Inception – A Surrealist Tale

What comes to mind when you think of Inception? City blocks folding back on themselves. The eternally spinning top. Slow-motion scenes of destruction. Christoper Nolan’s flashy visuals are easier to remember than the convoluted storyline of the movie. Those images are haunting like a dream can be, and the conclusion after watching this great video essay is that that is no coincidence.

 

Inception – A Surrealist Tale about Lost Love (published first by [in]Transition), situates this sci-fi movie within the tradition of surrealism and its fondness of dreamlike narration. Agnieszka Piotrowska and editor Anna Dobrowodzka masterfully mash up Nolan’s blockbuster with scenes from Luis Buñuel’s surrealist masterpiece Un Chien Andalou (1929).

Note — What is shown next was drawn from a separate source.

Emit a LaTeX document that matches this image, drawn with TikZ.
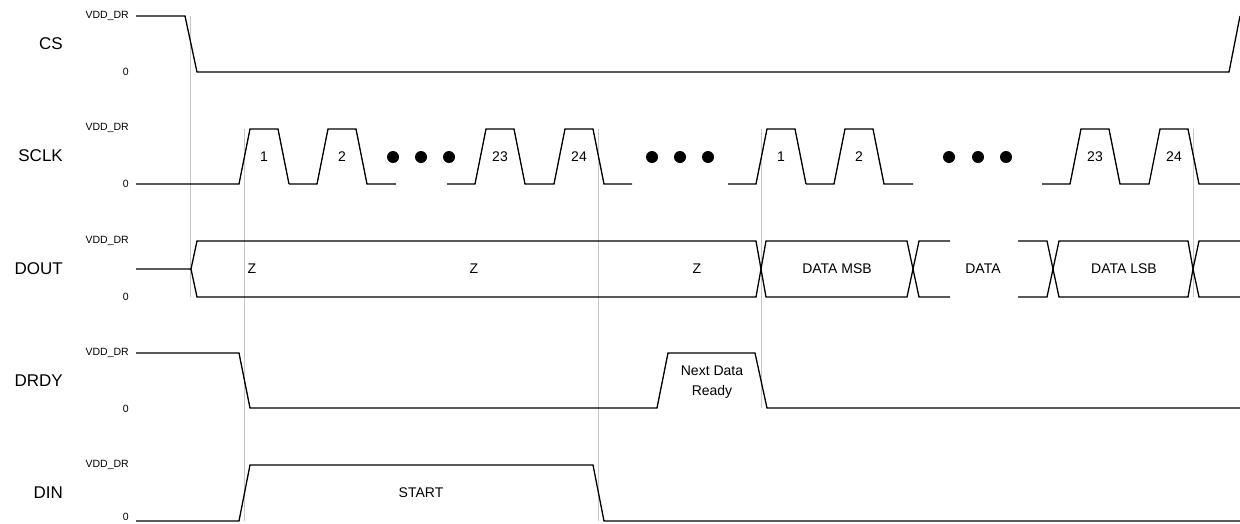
\documentclass[tikz,border=0pt]{standalone}
\usepackage{fontspec}
\setmainfont{Liberation Sans}
\usetikzlibrary{positioning,calc}

\begin{document}
\begin{tikzpicture}[x=1pt,y=-1pt,
    sig/.style={black,line width=1.3pt,line join=miter},
    guide/.style={gray!45,line width=0.9pt},
    signame/.style={font=\fontsize{17}{20}\selectfont,anchor=east,inner sep=0pt},
    lvl/.style={font=\fontsize{10.5}{12}\selectfont,anchor=east,inner sep=0pt},
    lab/.style={font=\fontsize{14}{20}\selectfont,align=center,inner sep=0pt}]
    \useasboundingbox (0,0) rectangle (1240,523);
    % guide lines
    \draw[guide] (190,16) -- (190,297);
    \draw[guide] (244,129) -- (244,521);
    \draw[guide] (598,129) -- (598,521);
    \draw[guide] (761,129) -- (761,408);
    \draw[guide] (1193,129) -- (1193,297);
    % names and levels
    \foreach \nm/\y/\id in {CS/44/cs,SCLK/156/sclk,DOUT/269/dout,DRDY/381/drdy} {
        \node[signame] (\id) at (63,\y) {\nm};
        \node[lvl] (\id hi) at (129,\y-28) {VDD\_DR};
        \node[lvl] (\id lo) at (129,\y+28) {0};
    }
    \node[signame] (din) at (63,493) {DIN};
    \node[lvl] (din hi) at (129,465) {VDD\_DR};
    \node[lvl] (din lo) at (129,517) {0};
    % CS
    \draw[sig] (136,16) -- (185,16) -- (197,72) -- (1229,72) -- (1240,16);
    % SCLK
    \foreach \a/\s/\e/\n in {136/239/289/1,289/317/396/2,447/475/526/23,526/554/632/24,
                             728/756/806/1,806/834/913/2,1042/1070/1121/23,1121/1149/1240/24} {
        \draw[sig] (\a,184) -- (\s,184) -- (\s+11,129) -- (\s+39,129) -- (\s+50,184) -- (\e,184);
        \node[lab] (clk\s) at (\s+25,157) {\n};
    }
    \foreach \x in {393,421,449,652,680,708,949,978,1006}
        \fill (\x,157) circle (6);
    % DOUT
    \draw[sig] (136,269) -- (191,269) -- (197,241) -- (756,241) -- (761,269) -- (756,297) -- (197,297) -- (191,269);
    \draw[sig] (761,269) -- (766,241) -- (907,241) -- (913,269) -- (907,297) -- (766,297) -- cycle;
    \draw[sig] (950,241) -- (919,241) -- (913,269) -- (919,297) -- (950,297);
    \draw[sig] (1018,241) -- (1047,241) -- (1053,269) -- (1047,297) -- (1018,297);
    \draw[sig] (1053,269) -- (1059,241) -- (1188,241) -- (1193,269) -- (1188,297) -- (1059,297) -- cycle;
    \draw[sig] (1240,241) -- (1199,241) -- (1193,269) -- (1199,297) -- (1240,297);
    \foreach \x/\t/\id in {252/Z/z1,474/Z/z2,697/Z/z3,837/DATA MSB/msb,983/DATA/mid,1124/DATA LSB/lsb}
        \node[lab] (\id) at (\x,269) {\t};
    % DRDY
    \draw[sig] (136,353) -- (239,353) -- (250,408) -- (657,408) -- (668,353) -- (755,353) -- (767,408) -- (1240,408);
    \node[lab] (ready) at (712,382) {Next Data\\Ready};
    % DIN
    \draw[sig] (136,521) -- (239,521) -- (250,465) -- (593,465) -- (604,521) -- (1240,521);
    \node[lab] (start) at (421,493) {START};
\end{tikzpicture}
\end{document}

In addition, they find visual similarities between Nolan’s movie and the photographs of Man Ray, and the paintings of Delvaux and Dali. A similar sense of surreal logic (or lack thereof) pervades all these works, and this video essay does an expert job of laying that bare. Some of the setpieces in this video rival Nolan’s in creativity.

 

This video’s sound track is equally evocative. It creates a dreamlike (and yes, surreal) tapestry of sounds and voices that underscores the many cross-references Piotrowska makes. Cleverly chosen lines of dialogue are combined into a surrealist manifesto of sorts. “You don’t believe in one reality anymore,” Marion Cotillard’s character proclaims. Breton would have approved.